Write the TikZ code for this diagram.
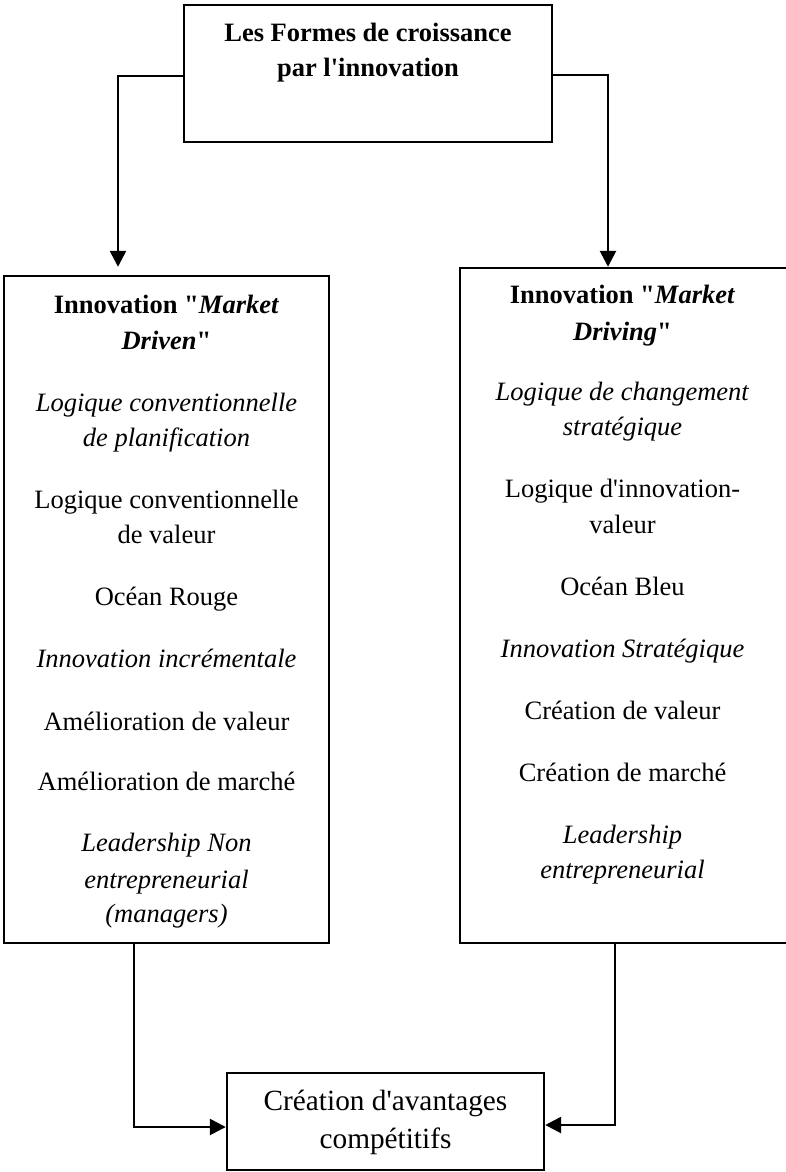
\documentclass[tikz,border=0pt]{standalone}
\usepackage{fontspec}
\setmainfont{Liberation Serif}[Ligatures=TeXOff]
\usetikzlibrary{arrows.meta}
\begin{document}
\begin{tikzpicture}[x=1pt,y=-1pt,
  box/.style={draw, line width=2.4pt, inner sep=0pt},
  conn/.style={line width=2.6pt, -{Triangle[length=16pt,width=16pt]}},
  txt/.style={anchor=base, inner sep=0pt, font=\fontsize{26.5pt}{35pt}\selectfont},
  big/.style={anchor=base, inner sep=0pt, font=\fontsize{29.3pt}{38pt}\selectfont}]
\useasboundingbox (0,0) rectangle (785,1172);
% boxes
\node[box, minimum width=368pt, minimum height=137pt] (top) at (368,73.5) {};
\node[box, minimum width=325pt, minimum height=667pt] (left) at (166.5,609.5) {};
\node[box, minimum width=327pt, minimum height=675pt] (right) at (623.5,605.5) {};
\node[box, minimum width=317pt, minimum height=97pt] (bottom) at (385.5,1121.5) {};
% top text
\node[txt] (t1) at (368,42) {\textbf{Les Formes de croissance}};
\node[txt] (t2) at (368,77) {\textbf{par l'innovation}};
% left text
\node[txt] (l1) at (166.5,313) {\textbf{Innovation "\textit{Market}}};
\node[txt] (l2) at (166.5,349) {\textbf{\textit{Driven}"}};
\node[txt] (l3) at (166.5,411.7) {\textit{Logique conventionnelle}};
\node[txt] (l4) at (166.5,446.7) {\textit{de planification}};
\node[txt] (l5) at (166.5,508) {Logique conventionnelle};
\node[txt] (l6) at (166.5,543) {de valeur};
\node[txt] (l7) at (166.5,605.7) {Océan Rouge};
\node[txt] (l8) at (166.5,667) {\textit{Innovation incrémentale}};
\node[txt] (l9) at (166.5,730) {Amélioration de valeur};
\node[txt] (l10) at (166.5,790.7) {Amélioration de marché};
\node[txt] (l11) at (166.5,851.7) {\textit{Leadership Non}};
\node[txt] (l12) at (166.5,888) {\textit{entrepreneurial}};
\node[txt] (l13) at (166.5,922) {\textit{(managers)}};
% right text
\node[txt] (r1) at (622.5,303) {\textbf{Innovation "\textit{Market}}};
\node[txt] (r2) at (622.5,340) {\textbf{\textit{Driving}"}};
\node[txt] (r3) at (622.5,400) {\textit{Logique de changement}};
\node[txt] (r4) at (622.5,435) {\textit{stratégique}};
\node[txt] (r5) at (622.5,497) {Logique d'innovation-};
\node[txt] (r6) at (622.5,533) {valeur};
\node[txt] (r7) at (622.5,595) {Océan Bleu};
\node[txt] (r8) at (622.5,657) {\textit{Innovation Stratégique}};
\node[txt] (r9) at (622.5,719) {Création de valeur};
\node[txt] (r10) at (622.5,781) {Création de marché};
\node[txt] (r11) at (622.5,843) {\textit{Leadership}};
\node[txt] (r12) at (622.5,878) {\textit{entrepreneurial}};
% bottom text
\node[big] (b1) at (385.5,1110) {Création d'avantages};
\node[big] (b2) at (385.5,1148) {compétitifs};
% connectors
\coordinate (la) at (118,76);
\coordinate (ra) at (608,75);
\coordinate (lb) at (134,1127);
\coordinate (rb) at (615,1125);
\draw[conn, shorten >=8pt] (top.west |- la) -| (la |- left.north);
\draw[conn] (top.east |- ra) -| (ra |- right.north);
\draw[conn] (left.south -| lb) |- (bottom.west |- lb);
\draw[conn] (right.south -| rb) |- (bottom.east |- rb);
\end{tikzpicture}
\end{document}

* * *

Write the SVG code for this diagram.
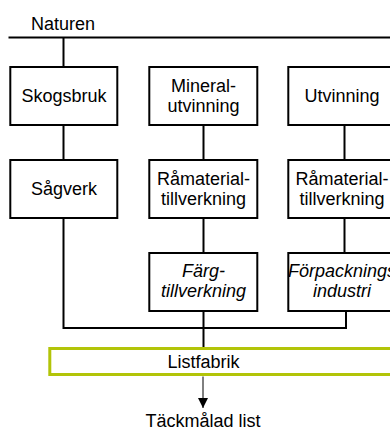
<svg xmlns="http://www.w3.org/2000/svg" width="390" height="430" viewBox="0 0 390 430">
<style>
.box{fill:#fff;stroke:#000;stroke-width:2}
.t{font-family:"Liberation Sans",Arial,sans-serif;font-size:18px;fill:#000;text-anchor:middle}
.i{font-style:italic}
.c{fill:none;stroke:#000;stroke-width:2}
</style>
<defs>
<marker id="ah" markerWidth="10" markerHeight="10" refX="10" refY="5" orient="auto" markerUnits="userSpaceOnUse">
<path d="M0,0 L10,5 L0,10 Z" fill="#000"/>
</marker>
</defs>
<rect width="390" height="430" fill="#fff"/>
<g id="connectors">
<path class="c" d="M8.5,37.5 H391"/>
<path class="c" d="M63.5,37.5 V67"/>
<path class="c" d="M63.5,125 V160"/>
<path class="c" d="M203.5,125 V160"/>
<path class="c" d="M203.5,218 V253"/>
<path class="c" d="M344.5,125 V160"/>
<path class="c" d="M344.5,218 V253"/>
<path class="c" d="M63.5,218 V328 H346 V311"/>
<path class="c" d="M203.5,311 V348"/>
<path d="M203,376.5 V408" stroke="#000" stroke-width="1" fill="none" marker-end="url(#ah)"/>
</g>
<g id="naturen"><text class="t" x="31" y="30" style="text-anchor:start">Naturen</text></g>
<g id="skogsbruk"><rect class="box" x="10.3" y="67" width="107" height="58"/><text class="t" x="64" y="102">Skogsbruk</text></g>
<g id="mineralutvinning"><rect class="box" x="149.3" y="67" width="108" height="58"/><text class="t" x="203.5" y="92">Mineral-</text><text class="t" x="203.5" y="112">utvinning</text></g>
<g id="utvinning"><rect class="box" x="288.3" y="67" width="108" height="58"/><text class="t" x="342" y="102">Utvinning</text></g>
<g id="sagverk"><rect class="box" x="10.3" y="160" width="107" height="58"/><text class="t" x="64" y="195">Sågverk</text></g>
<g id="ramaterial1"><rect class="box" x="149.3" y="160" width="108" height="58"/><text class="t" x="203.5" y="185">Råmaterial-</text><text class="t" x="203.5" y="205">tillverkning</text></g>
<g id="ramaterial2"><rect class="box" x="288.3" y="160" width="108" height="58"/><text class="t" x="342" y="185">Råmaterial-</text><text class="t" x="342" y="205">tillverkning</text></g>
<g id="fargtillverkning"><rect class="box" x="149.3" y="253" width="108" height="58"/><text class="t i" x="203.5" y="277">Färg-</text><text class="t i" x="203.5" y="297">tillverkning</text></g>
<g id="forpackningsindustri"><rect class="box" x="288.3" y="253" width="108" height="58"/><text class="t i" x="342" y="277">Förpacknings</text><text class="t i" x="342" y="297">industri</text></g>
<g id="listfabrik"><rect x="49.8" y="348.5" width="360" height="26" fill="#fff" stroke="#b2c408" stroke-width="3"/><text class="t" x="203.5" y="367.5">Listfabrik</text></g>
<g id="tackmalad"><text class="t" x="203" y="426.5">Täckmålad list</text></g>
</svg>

* * *

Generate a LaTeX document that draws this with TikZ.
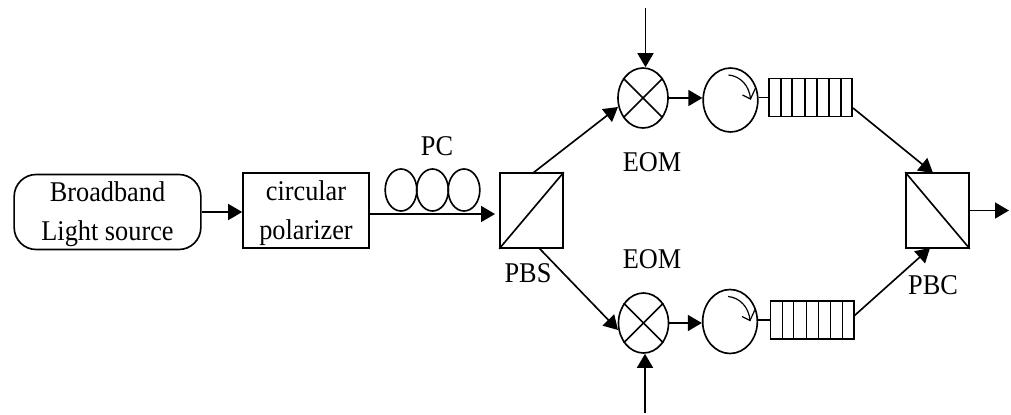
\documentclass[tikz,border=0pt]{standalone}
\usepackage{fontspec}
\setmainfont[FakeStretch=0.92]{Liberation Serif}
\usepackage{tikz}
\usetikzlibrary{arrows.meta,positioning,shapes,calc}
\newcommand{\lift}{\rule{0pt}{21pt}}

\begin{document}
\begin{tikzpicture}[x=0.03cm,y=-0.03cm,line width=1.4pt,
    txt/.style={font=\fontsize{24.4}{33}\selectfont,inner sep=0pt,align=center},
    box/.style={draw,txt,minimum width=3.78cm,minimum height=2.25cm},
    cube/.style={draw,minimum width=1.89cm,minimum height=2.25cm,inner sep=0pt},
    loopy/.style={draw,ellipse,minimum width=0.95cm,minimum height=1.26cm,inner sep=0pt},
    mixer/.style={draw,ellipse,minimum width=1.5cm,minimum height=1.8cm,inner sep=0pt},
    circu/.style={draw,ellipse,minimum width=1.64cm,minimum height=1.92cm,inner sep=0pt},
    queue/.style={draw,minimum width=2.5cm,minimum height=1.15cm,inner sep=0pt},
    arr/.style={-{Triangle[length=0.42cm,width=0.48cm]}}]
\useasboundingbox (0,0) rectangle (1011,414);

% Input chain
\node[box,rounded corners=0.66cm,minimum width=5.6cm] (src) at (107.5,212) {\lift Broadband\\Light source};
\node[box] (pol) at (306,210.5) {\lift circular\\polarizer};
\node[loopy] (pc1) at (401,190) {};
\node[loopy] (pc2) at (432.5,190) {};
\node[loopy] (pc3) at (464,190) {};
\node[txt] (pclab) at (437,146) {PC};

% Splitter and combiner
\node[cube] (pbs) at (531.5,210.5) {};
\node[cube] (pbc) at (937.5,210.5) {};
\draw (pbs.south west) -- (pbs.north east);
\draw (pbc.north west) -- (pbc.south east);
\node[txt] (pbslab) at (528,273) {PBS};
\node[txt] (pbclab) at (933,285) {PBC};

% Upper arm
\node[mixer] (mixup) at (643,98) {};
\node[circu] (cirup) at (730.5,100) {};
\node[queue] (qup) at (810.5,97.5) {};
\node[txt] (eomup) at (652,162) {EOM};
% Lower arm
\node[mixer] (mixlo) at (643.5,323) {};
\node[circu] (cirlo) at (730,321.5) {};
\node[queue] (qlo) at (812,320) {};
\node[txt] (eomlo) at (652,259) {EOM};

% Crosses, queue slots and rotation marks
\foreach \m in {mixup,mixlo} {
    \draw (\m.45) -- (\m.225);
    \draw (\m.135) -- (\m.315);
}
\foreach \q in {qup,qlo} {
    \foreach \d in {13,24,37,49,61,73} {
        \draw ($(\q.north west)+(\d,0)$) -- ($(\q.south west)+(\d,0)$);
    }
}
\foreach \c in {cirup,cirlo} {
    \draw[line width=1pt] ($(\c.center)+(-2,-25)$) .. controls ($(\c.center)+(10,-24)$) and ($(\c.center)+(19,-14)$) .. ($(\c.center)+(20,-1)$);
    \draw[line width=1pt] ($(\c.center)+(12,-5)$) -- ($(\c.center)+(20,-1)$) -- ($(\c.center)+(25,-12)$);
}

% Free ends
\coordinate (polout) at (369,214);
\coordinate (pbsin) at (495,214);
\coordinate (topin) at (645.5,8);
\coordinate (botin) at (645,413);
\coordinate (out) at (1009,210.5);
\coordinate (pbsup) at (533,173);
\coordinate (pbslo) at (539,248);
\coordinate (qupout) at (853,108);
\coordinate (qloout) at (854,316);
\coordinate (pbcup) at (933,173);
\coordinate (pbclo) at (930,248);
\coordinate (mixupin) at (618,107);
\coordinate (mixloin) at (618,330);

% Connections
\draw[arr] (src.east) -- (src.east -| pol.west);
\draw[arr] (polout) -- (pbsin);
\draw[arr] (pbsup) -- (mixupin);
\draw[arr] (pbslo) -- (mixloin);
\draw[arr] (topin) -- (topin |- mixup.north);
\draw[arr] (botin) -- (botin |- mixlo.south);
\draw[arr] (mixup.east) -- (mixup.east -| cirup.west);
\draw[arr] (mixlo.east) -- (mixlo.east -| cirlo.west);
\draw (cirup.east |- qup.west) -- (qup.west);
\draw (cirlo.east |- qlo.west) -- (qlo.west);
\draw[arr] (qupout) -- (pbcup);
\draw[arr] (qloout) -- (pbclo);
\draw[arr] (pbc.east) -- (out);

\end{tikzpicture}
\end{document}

* * *

#### Set exercise:
Write out word for word the lines above that run from the one with "Generate a LaTeX" to the one with "(pclab) at (437,146)". Include both end lines; exclude the images.

#### Full answer:
Generate a LaTeX document that draws this with TikZ.
\documentclass[tikz,border=0pt]{standalone}
\usepackage{fontspec}
\setmainfont[FakeStretch=0.92]{Liberation Serif}
\usepackage{tikz}
\usetikzlibrary{arrows.meta,positioning,shapes,calc}
\newcommand{\lift}{\rule{0pt}{21pt}}

\begin{document}
\begin{tikzpicture}[x=0.03cm,y=-0.03cm,line width=1.4pt,
    txt/.style={font=\fontsize{24.4}{33}\selectfont,inner sep=0pt,align=center},
    box/.style={draw,txt,minimum width=3.78cm,minimum height=2.25cm},
    cube/.style={draw,minimum width=1.89cm,minimum height=2.25cm,inner sep=0pt},
    loopy/.style={draw,ellipse,minimum width=0.95cm,minimum height=1.26cm,inner sep=0pt},
    mixer/.style={draw,ellipse,minimum width=1.5cm,minimum height=1.8cm,inner sep=0pt},
    circu/.style={draw,ellipse,minimum width=1.64cm,minimum height=1.92cm,inner sep=0pt},
    queue/.style={draw,minimum width=2.5cm,minimum height=1.15cm,inner sep=0pt},
    arr/.style={-{Triangle[length=0.42cm,width=0.48cm]}}]
\useasboundingbox (0,0) rectangle (1011,414);

% Input chain
\node[box,rounded corners=0.66cm,minimum width=5.6cm] (src) at (107.5,212) {\lift Broadband\\Light source};
\node[box] (pol) at (306,210.5) {\lift circular\\polarizer};
\node[loopy] (pc1) at (401,190) {};
\node[loopy] (pc2) at (432.5,190) {};
\node[loopy] (pc3) at (464,190) {};
\node[txt] (pclab) at (437,146) {PC};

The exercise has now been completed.